On July 4, 2007, US Ambassador Larry Dinger noted the "close bilateral military relationship" between the two countries. Tonga was a member of the "Coalition of the Willing", deploying troops from the Tonga Defence Services in Iraq.

The United States has urged Tonga to embrace a "suitably democratic future", but has stated that "Tonga’s issues are for Tonga to resolve". Hence the United States has put little or no pressure on Tonga, its military ally, to become a democracy.

==Economic relations==
Trade between the U.S. and Tonga is relatively low, but it has seen a steady increase in recent years. In 2001 U.S. exports to Tonga totaled US$4.8 million, and by 2005 they had increased to $10.78 million. In 2005, the U.S. imports from Tonga totaled $6.45 million.

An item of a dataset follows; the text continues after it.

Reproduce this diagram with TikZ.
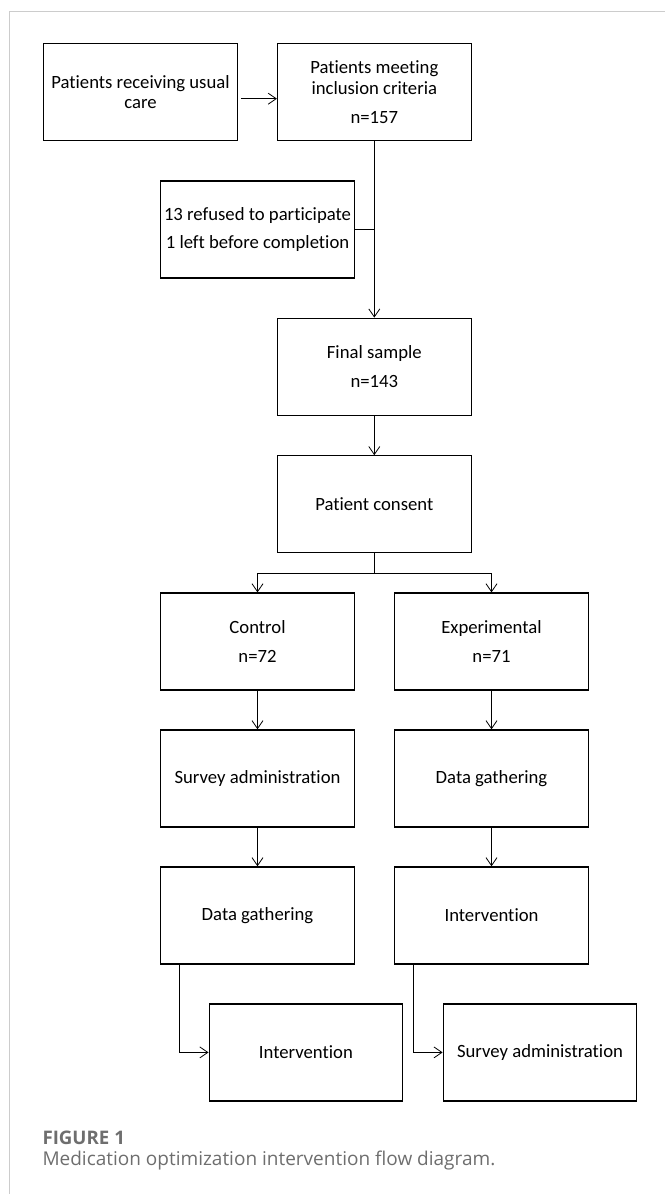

==Diplomatic representation==
Peace Corps Volunteers are based in Tonga and teach and provide technical assistance to the local population. In 2023, the United States announced plans to open up an embassy in Tonga, as part of a larger regional push to strengthen ties in the Pacific. The embassy was dedicated in July of the same year.

- Tonga is accredited to the United States from its Permanent Mission to the United Nations in New York City and maintains a consulate-general in Burlingame, California.
- United States has an embassy in Nuku’alofa.